The most dangerous assumption in enterprise software isn’t a bug in your code. It’s this: if a request came from inside the network, it can be trusted.
This assumption has persisted across decades of software architecture because it was convenient. It mostly worked until it catastrophically didn’t. Breaches at large enterprises almost always follow the same sequence: an attacker gains a foothold through a misconfigured microservice or a phished credential, then moves laterally through the system because inside the network, most doors are unlocked.
Microservices, Kubernetes, and multi-cloud deployments have dissolved the perimeter almost entirely. Your internal network now spans cloud regions, a CDN, an on-premise data centre, and a dozen vendor APIs. The perimeter is everywhere, which means it is effectively nowhere.
This post is about a different architecture – one where ambient access doesn’t exist, and every data operation is explicit, audited, and bounded in time.
The Problem with “Trust the Network”
In a traditional perimeter model, services inside the network can query databases freely. Breach one service and lateral movement is unimpeded – the attacker inherits all the access that service had, including tables it barely needed, because someone gave it broad database credentials years ago.
Fig : Average data breach cost in India (INR Crore). Zero-trust organisations report 40 – 50% lower costs. Source: IBM 2024.
What Zero-Trust Data Access Actually Means
Zero-trust data access is a posture, not a product. The governing principle: access to sensitive data must be explicit, scoped, short-lived, and audited on every single operation.

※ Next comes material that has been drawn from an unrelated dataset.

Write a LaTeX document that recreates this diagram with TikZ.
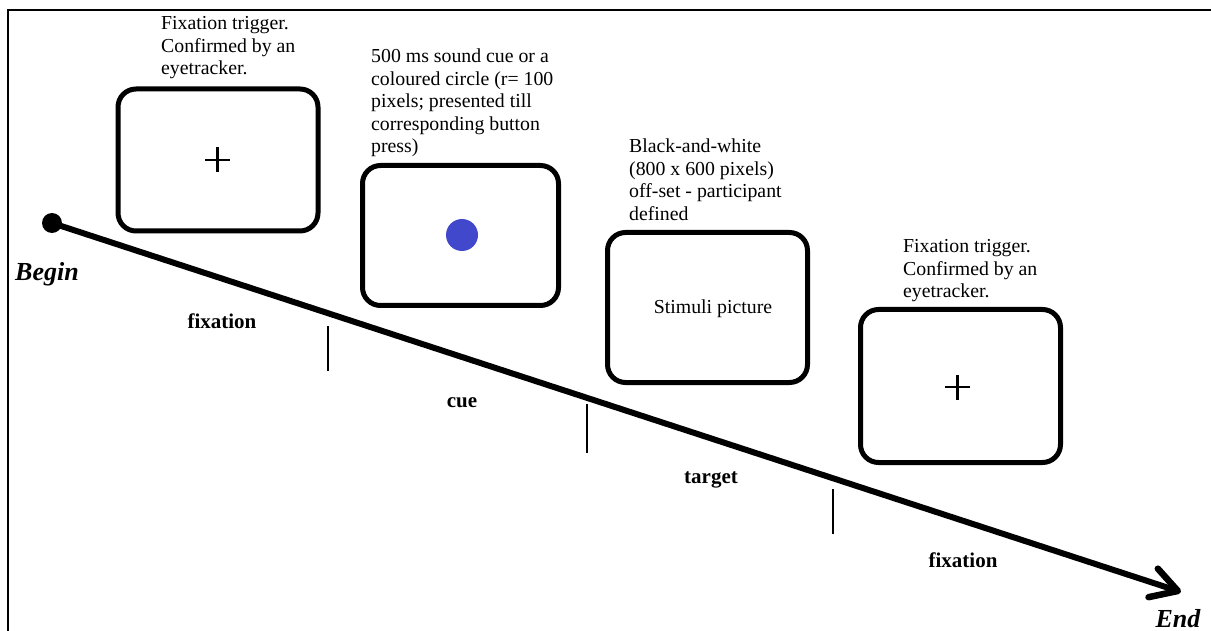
\documentclass[tikz,border=0pt]{standalone}
\usepackage{fontspec}
\setmainfont{Liberation Serif}
\usetikzlibrary{arrows.meta}
\definecolor{cuedot}{RGB}{66,72,204}
\begin{document}
\begin{tikzpicture}[x=1pt,y=-1pt,
  screen/.style={draw, line width=5pt, rounded corners=18pt, inner sep=0pt},
  note/.style={anchor=base west, align=left, inner sep=0pt,
               font=\fontsize{19.8}{22.5}\selectfont},
  phase/.style={anchor=base, inner sep=0pt,
                font=\fontsize{21}{24}\selectfont\bfseries},
  ends/.style={inner sep=0pt, font=\fontsize{26}{30}\selectfont\bfseries\itshape},
  tickmark/.style={line width=2.5pt},
  cross/.style={line width=2.5pt},
  timeline/.style={line width=6pt, line cap=round,
    -{Straight Barb[length=26pt,width=30pt,line width=6.5pt,round]}}]
\useasboundingbox (0,0) rectangle (1211,631);

% frame
\draw[line width=2pt] (8,631) -- (8,10) -- (1211,10);

% screens
\node[screen, minimum width=200pt, minimum height=142pt] (s1) at (218,160) {};
\node[screen, minimum width=196pt, minimum height=140pt] (s2) at (460.5,235.5) {};
\node[screen, minimum width=200pt, minimum height=150pt] (s3) at (707.5,307.5) {};
\node[screen, minimum width=200pt, minimum height=153pt] (s4) at (960.5,386) {};

% screen contents
\draw[cross] (205,160) -- (230,160) (217.5,147.5) -- (217.5,172.5);
\node[circle, fill=cuedot, minimum size=32pt, inner sep=0pt] (dot) at (462,235) {};
\node[anchor=base, inner sep=0pt, font=\fontsize{19.8}{22.5}\selectfont] (stim) at (713,313) {Stimuli picture};
\draw[cross] (945,387) -- (970,387) (957.5,374.5) -- (957.5,399.5);

% descriptions (anchored at the baseline of their last line)
\node[note] (n1) at (161,75) {Fixation trigger.\\Confirmed by an\\eyetracker.};
\node[note] (n2) at (371,153) {500 ms sound cue or a\\coloured circle (r= 100\\pixels; presented till\\corresponding button\\press)};
\node[note] (n3) at (629,220.5) {Black-and-white\\(800 x 600 pixels)\\off-set - participant\\defined};
\node[note] (n4) at (903,298) {Fixation trigger.\\Confirmed by an\\eyetracker.};

% time line
\node[circle, fill=black, minimum size=20pt, inner sep=0pt] (start) at (52,223) {};
\coordinate (finish) at (1181,592);
\draw[timeline] (start.center) -- (finish);

% phase boundaries
\draw[tickmark] (328,326) -- (328,371);
\draw[tickmark] (587,404) -- (587,453);
\draw[tickmark] (833,489) -- (833,534);

% labels
\node[ends, anchor=base west] (begin) at (15,280) {Begin};
\node[ends, anchor=base] (end) at (1178,627) {End};
\node[phase] (p1) at (222,328) {fixation};
\node[phase] (p2) at (462,407) {cue};
\node[phase] (p3) at (711,483) {target};
\node[phase] (p4) at (963,567) {fixation};
\end{tikzpicture}
\end{document}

No service gets ambient credentials. No service can read data it didn’t specifically request, for a specific business purpose, within a specific time window. The architecture enforces this through four interlocking components:
• Component 1: A vault boundary enforced with mutual TLS
• Component 2: Short-lived, scoped capability tokens
• Component 3: Just-in-time detokenization
• Component 4: Immutable audit logs that replace implicit trust
Component 1: The Vault Boundary with Mutual TLS
The first structural shift is introducing a data privacy vault – a dedicated service that sits in front of all sensitive data. Nothing reads PII directly from the database. Everything goes through the vault.

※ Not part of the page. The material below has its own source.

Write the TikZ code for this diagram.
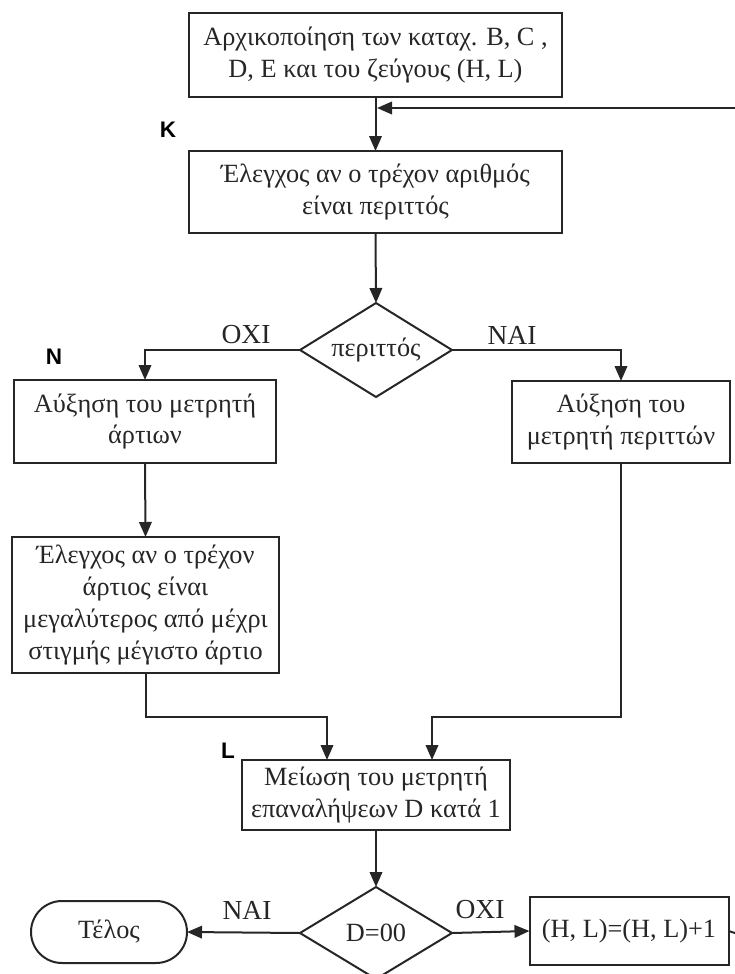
\documentclass[tikz,border=0pt]{standalone}
\usepackage{fontspec}
\setmainfont{Liberation Serif}
\newfontfamily\labelfont{Liberation Sans}
\usetikzlibrary{arrows.meta,shapes.geometric,shapes.misc}
\begin{document}
\begin{tikzpicture}[x=1pt,y=-1pt,
  every node/.style={inner sep=0pt,outer sep=0pt},
  line/.style={draw=black!85,line width=2pt},
  arr/.style={line,-{Triangle[length=15pt,width=12.5pt]}},
  txt/.style={font=\fontsize{26.3}{31.8}\selectfont,text=black!85,align=center},
  box/.style={line,txt,rectangle},
  decision/.style={line,txt,diamond,shape aspect=1.6},
  terminal/.style={line,txt,rounded rectangle},
  branchlabel/.style={font=\fontsize{27.5}{30}\selectfont,text=black!85},
  pointlabel/.style={font=\labelfont\bfseries\fontsize{22.5}{25}\selectfont,text=black}
]
\useasboundingbox (0,0) rectangle (735,974);

% process steps
\node[box,minimum width=373,minimum height=84] (init) at (375.5,55)
  {Αρχικοποίηση των καταχ. B, C ,\\D, E και του ζεύγους (H, L)};
\node[box,minimum width=373,minimum height=82] (check) at (375.5,192)
  {Έλεγχος αν ο τρέχον αριθμός\\είναι περιττός};
\node[decision,minimum width=152,minimum height=94] (odd) at (376,350) {περιττός};
\node[box,minimum width=262,minimum height=83] (even) at (145,421.5)
  {Αύξηση του μετρητή\\άρτιων};
\node[box,minimum width=218,minimum height=82] (oddc) at (621,422)
  {Αύξηση του\\μετρητή περιττών};
\node[box,minimum width=267,minimum height=136] (cmp) at (145.5,605)
  {Έλεγχος αν ο τρέχον\\άρτιος είναι\\μεγαλύτερος από μέχρι\\στιγμής μέγιστο άρτιο};
\node[box,minimum width=268,minimum height=70] (dec) at (376,795)
  {Μείωση του μετρητή\\επαναλήψεων D κατά 1};
\node[decision,minimum width=152,minimum height=92] (dzero) at (376,933) {D=00};
\node[terminal,minimum width=156,minimum height=62] (stop) at (109,932) {Τέλος};
\node[box,minimum width=199,minimum height=68] (inc) at (629,931) {(H, L)=(H, L)+1};

% point labels
\node[pointlabel] (lk) at (168,130) {K};
\node[pointlabel] (ln) at (54,357) {N};
\node[pointlabel] (ll) at (228,751) {L};

% branch labels
\node[branchlabel] (no1) at (246,335) {ΟΧΙ};
\node[branchlabel] (yes1) at (512,335) {ΝΑΙ};
\node[branchlabel] (yes2) at (247,910) {ΝΑΙ};
\node[branchlabel] (no2) at (480,910) {ΟΧΙ};

% connectors
\coordinate (loopin) at (735,108);
\coordinate (loopout) at (735,933);
\coordinate (mergeL) at (327,717);
\coordinate (mergeR) at (432,717);

\draw[arr] (init.south) -- (check.north);
\draw[arr] (loopin) -- ([xshift=1.5pt]loopin -| init.south);
\draw[arr] (check.south) -- (odd.north);
\draw[arr] (odd.west) -| (even.north);
\draw[arr] (odd.east) -| (oddc.north);
\draw[arr] (even.south) -- (cmp.north);
\draw[arr] (cmp.south) |- (mergeL) -- (mergeL |- dec.north);
\draw[arr] (oddc.south) |- (mergeR) -- (mergeR |- dec.north);
\draw[arr] (dec.south) -- (dzero.north);
\draw[arr] (dzero.west) -- (stop.east);
\draw[arr] (dzero.east) -- (inc.west);
\draw[line] (inc.east) -- (loopout);
\end{tikzpicture}
\end{document}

The vault’s outer boundary is enforced with mutual TLS (mTLS). Unlike standard TLS where only the server presents a certificate, mTLS requires both parties to authenticate. Every service must have been provisioned with a short-lived certificate issued by a trusted Certificate Authority – and the vault validates it cryptographically before honoring any request.

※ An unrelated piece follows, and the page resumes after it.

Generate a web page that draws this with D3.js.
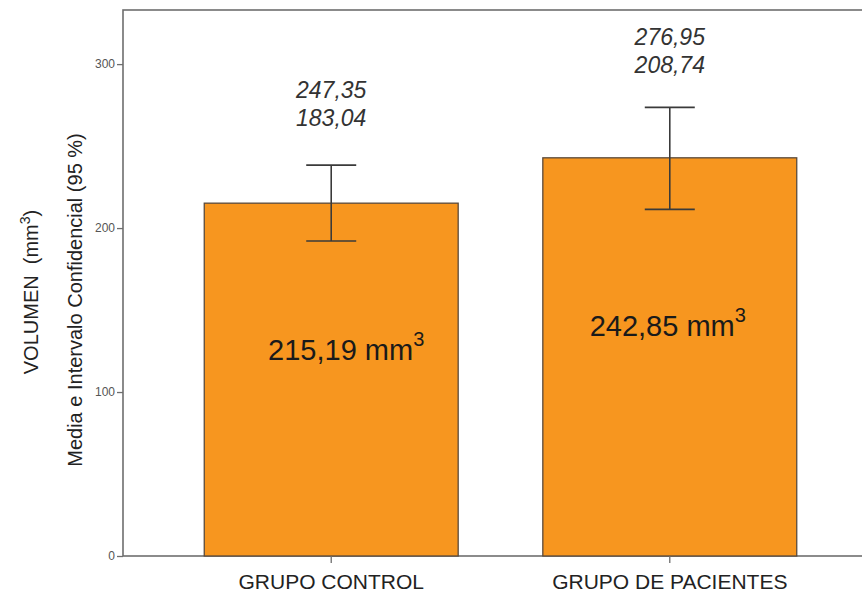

A certificate valid for four hours means a compromised credential has a strictly bounded damage window. Compare this to traditional service account credentials, valid for years and rotated manually – which is to say, rarely.
IMPLEMENTATION NOTE
Securelytix enforces mTLS at the network layer combined with service-identity allowlisting at the application layer. A valid cert from svc-analytics grants connection to the vault – but the policy engine still determines which data fields and operations that service is permitted, based on its declared purpose.
Component 2: Short-Lived Scoped Access Tokens
Once a service authenticates via mTLS, the vault issues a scoped capability token – an access grant that encodes precisely what the bearer is allowed to do, and for how long.
A token might specify:
• Who is requesting: svc-shipping
• What they can access: customer_address
• Why they need it (the purpose field): shipping_label_generation
• Which specific records: cust_44812
• Until when: Expires in 15 minutes
| jti: “tok_8f3a91c2d4e5” sub: “svc-shipping” exp: +15 minutes scope.operation: “read” scope.resource: “customer_address” scope.purpose: “shipping_label_generation” scope.record_ids: [“cust_44812”] |
The purpose field matters enormously. svc-analytics might be permitted to read customer addresses for aggregate analysis but blocked for individual profiling – even if the underlying data field is identical. Purpose-based access control is the difference between “access to a table” and “access for a reason.”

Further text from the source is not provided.